Chapter IV.6. Setting Up Media Center
In This Chapter
Figuring out where all those %$#@! wires go
Getting Media Center adjusted
Coercing your TV into submission
Recording TV
By the time you finish putting together your first Windows 7 Media Center (WMC) system, you may swear off assembling PCs ever again. If you can get it all in one box, you have it made. But the minute you start mixing and matching, adding home theater sound here, slapping around a set-top TV box there, and wedging that 120-inch LCD screen somewhere in the middle, you're going to find out a lot more than you ever wanted to know about Dolby 7.1, IR blasters, and DVI connectors.
In fact, one of the very best reasons for buying a WMC component system from a local store is that you can hire the company that sold you the unit to put it together for you.

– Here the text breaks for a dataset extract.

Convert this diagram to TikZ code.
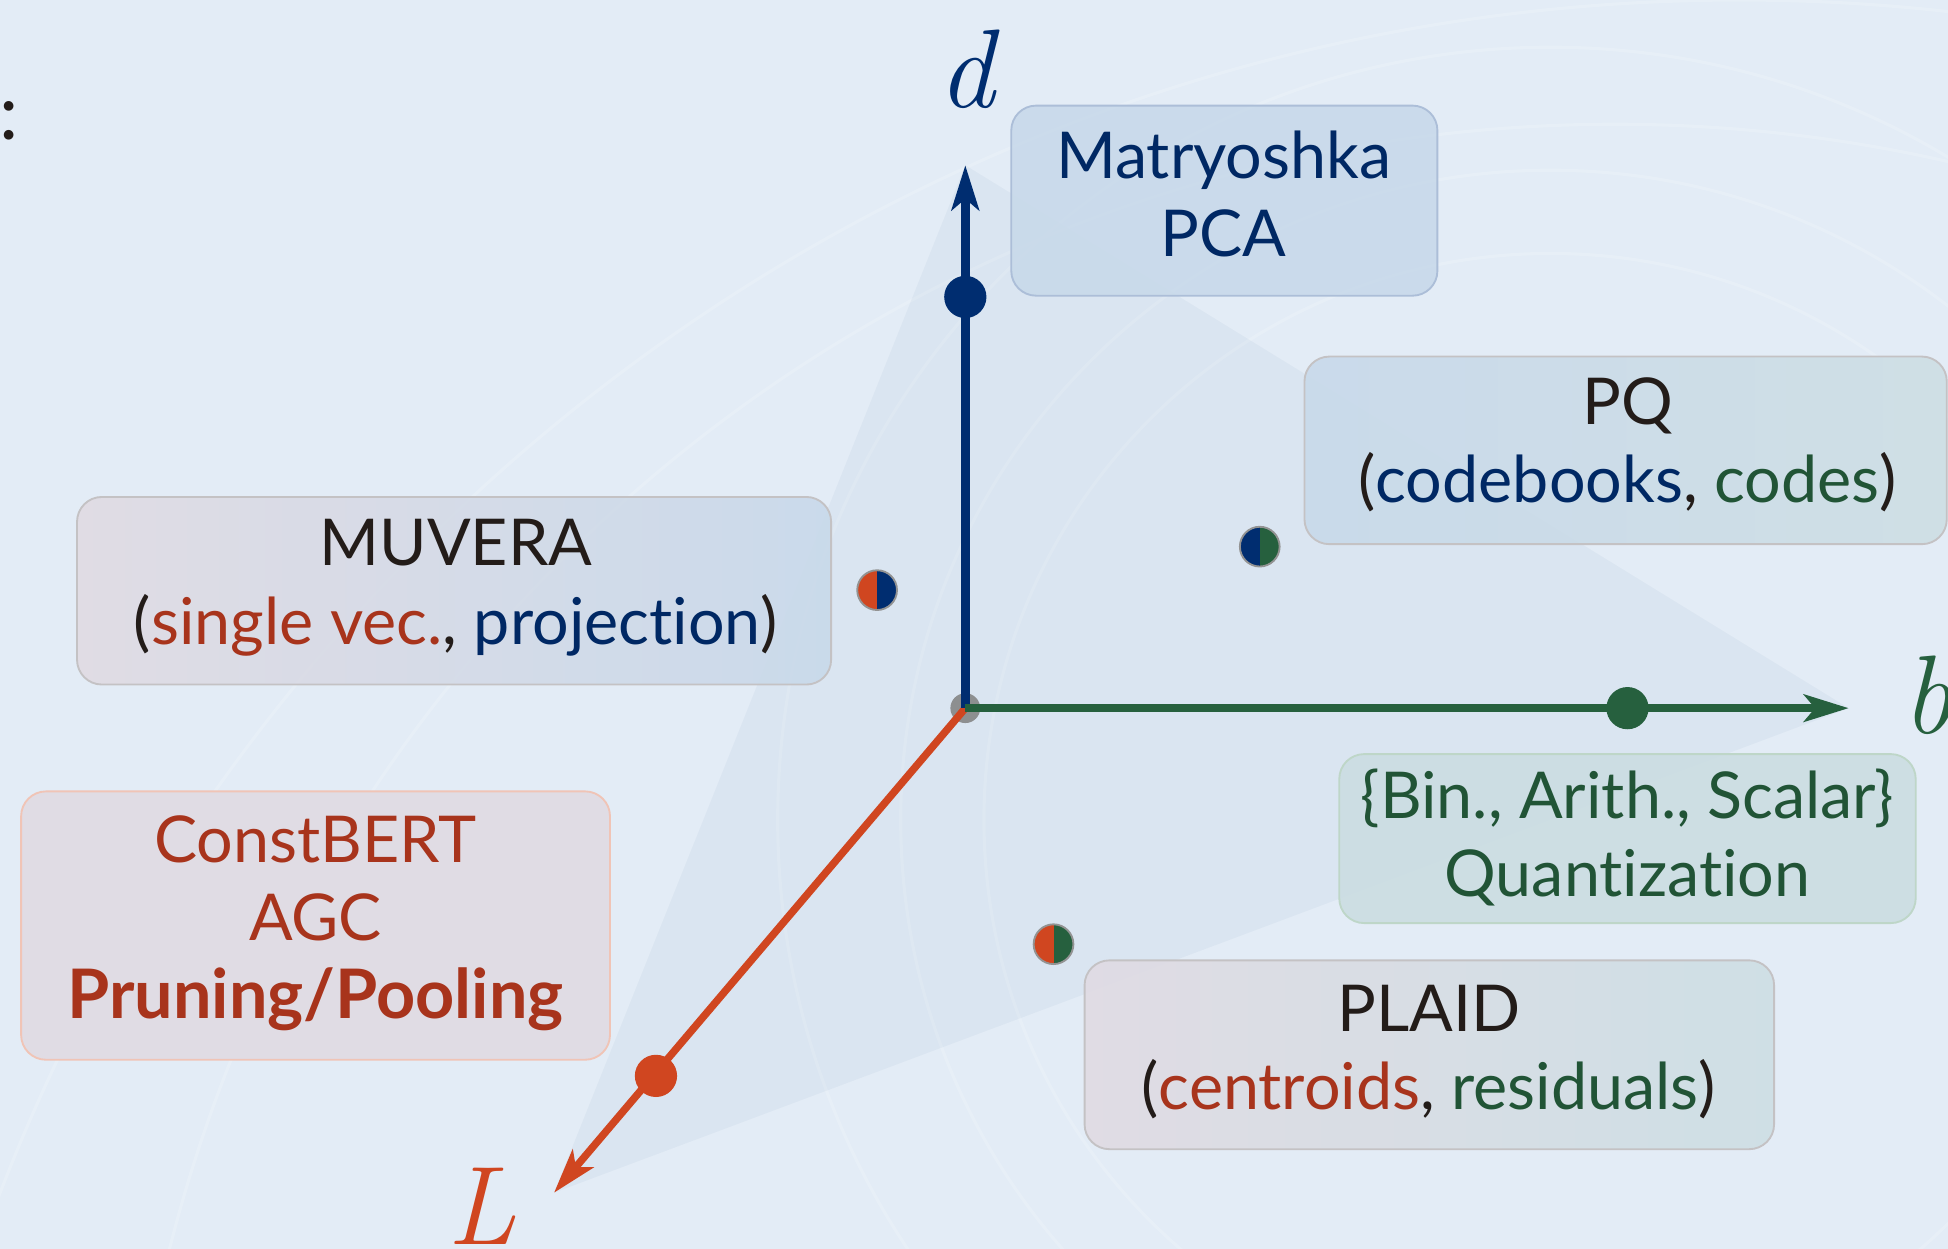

Not long ago, a friend of mine told me that he was getting out of the computer business because it has just gotten too complicated. He made that announcement — you guessed it — immediately after assembling a Windows Media Center PC. Of course, he built it from scratch.
Media Center PCs combine all the frustrations of assembling a complicated PC with the joys of figuring out how to attach your satellite box, where to hook up the speakers, which stack of books to stick under the TV, how to keep all the wires from pulling each other out, and what to do with the subwoofer. The only saving grace? You don't have to worry about a video recorder. Probably.